▶ **The problem**
Everything in the listing except the pictures should be written out exactly.
# Data section start
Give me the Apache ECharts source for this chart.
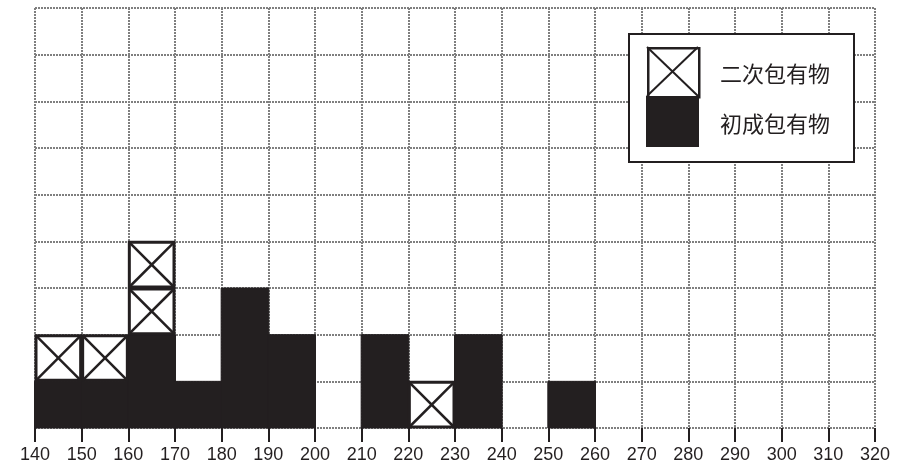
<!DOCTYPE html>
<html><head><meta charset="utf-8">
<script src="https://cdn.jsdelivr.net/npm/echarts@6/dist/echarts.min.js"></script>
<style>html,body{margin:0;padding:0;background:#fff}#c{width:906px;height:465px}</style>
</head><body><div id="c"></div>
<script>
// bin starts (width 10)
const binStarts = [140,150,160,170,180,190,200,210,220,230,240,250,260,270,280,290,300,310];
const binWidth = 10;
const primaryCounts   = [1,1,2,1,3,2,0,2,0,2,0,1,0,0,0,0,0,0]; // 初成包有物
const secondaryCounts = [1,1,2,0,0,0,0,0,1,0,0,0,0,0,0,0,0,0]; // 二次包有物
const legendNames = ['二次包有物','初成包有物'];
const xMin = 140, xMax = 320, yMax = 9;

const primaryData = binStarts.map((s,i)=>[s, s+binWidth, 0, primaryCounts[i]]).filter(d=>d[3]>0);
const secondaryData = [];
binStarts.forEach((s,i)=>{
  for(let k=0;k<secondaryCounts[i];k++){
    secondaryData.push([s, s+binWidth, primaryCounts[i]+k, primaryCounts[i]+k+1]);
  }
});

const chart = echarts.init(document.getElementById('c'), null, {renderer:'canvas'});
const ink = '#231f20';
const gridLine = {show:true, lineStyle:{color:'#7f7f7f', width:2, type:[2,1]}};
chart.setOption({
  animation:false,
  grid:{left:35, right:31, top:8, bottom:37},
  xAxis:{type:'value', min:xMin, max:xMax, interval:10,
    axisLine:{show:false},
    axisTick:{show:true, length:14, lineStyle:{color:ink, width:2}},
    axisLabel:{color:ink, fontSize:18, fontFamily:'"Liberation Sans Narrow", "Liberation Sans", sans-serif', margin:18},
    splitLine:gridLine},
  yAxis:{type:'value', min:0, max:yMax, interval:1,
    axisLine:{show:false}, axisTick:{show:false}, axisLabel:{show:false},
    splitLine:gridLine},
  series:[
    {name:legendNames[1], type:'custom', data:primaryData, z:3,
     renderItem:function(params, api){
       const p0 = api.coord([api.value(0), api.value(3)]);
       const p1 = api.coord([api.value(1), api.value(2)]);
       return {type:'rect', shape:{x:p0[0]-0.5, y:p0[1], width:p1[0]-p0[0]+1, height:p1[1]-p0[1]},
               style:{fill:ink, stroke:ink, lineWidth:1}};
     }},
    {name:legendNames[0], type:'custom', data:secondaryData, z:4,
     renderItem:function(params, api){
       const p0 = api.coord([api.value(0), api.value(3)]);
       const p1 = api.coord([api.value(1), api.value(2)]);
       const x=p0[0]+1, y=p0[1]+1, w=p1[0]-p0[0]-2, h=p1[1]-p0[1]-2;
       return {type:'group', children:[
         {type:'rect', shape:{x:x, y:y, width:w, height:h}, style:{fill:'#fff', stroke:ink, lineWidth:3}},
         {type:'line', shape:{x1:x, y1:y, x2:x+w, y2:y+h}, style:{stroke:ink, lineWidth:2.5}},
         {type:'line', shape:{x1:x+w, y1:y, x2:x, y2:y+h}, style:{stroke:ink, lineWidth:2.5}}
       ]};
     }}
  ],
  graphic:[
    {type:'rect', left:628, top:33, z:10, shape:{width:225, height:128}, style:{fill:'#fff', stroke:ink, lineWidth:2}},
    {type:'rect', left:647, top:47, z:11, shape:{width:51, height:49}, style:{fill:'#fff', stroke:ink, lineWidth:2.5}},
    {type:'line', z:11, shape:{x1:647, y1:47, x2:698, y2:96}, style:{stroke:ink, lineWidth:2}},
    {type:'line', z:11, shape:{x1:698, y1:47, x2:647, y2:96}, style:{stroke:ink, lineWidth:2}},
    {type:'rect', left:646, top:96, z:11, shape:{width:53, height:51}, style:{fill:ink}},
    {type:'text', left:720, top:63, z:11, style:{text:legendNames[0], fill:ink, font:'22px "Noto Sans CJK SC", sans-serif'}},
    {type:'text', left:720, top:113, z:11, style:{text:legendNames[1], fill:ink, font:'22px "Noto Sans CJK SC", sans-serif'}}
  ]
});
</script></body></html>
# Data section end
▶ **Written response**
Give me the Apache ECharts source for this chart.
<!DOCTYPE html>
<html><head><meta charset="utf-8">
<script src="https://cdn.jsdelivr.net/npm/echarts@6/dist/echarts.min.js"></script>
<style>html,body{margin:0;padding:0;background:#fff}#c{width:906px;height:465px}</style>
</head><body><div id="c"></div>
<script>
// bin starts (width 10)
const binStarts = [140,150,160,170,180,190,200,210,220,230,240,250,260,270,280,290,300,310];
const binWidth = 10;
const primaryCounts   = [1,1,2,1,3,2,0,2,0,2,0,1,0,0,0,0,0,0]; // 初成包有物
const secondaryCounts = [1,1,2,0,0,0,0,0,1,0,0,0,0,0,0,0,0,0]; // 二次包有物
const legendNames = ['二次包有物','初成包有物'];
const xMin = 140, xMax = 320, yMax = 9;

const primaryData = binStarts.map((s,i)=>[s, s+binWidth, 0, primaryCounts[i]]).filter(d=>d[3]>0);
const secondaryData = [];
binStarts.forEach((s,i)=>{
  for(let k=0;k<secondaryCounts[i];k++){
    secondaryData.push([s, s+binWidth, primaryCounts[i]+k, primaryCounts[i]+k+1]);
  }
});

const chart = echarts.init(document.getElementById('c'), null, {renderer:'canvas'});
const ink = '#231f20';
const gridLine = {show:true, lineStyle:{color:'#7f7f7f', width:2, type:[2,1]}};
chart.setOption({
  animation:false,
  grid:{left:35, right:31, top:8, bottom:37},
  xAxis:{type:'value', min:xMin, max:xMax, interval:10,
    axisLine:{show:false},
    axisTick:{show:true, length:14, lineStyle:{color:ink, width:2}},
    axisLabel:{color:ink, fontSize:18, fontFamily:'"Liberation Sans Narrow", "Liberation Sans", sans-serif', margin:18},
    splitLine:gridLine},
  yAxis:{type:'value', min:0, max:yMax, interval:1,
    axisLine:{show:false}, axisTick:{show:false}, axisLabel:{show:false},
    splitLine:gridLine},
  series:[
    {name:legendNames[1], type:'custom', data:primaryData, z:3,
     renderItem:function(params, api){
       const p0 = api.coord([api.value(0), api.value(3)]);
       const p1 = api.coord([api.value(1), api.value(2)]);
       return {type:'rect', shape:{x:p0[0]-0.5, y:p0[1], width:p1[0]-p0[0]+1, height:p1[1]-p0[1]},
               style:{fill:ink, stroke:ink, lineWidth:1}};
     }},
    {name:legendNames[0], type:'custom', data:secondaryData, z:4,
     renderItem:function(params, api){
       const p0 = api.coord([api.value(0), api.value(3)]);
       const p1 = api.coord([api.value(1), api.value(2)]);
       const x=p0[0]+1, y=p0[1]+1, w=p1[0]-p0[0]-2, h=p1[1]-p0[1]-2;
       return {type:'group', children:[
         {type:'rect', shape:{x:x, y:y, width:w, height:h}, style:{fill:'#fff', stroke:ink, lineWidth:3}},
         {type:'line', shape:{x1:x, y1:y, x2:x+w, y2:y+h}, style:{stroke:ink, lineWidth:2.5}},
         {type:'line', shape:{x1:x+w, y1:y, x2:x, y2:y+h}, style:{stroke:ink, lineWidth:2.5}}
       ]};
     }}
  ],
  graphic:[
    {type:'rect', left:628, top:33, z:10, shape:{width:225, height:128}, style:{fill:'#fff', stroke:ink, lineWidth:2}},
    {type:'rect', left:647, top:47, z:11, shape:{width:51, height:49}, style:{fill:'#fff', stroke:ink, lineWidth:2.5}},
    {type:'line', z:11, shape:{x1:647, y1:47, x2:698, y2:96}, style:{stroke:ink, lineWidth:2}},
    {type:'line', z:11, shape:{x1:698, y1:47, x2:647, y2:96}, style:{stroke:ink, lineWidth:2}},
    {type:'rect', left:646, top:96, z:11, shape:{width:53, height:51}, style:{fill:ink}},
    {type:'text', left:720, top:63, z:11, style:{text:legendNames[0], fill:ink, font:'22px "Noto Sans CJK SC", sans-serif'}},
    {type:'text', left:720, top:113, z:11, style:{text:legendNames[1], fill:ink, font:'22px "Noto Sans CJK SC", sans-serif'}}
  ]
});
</script></body></html>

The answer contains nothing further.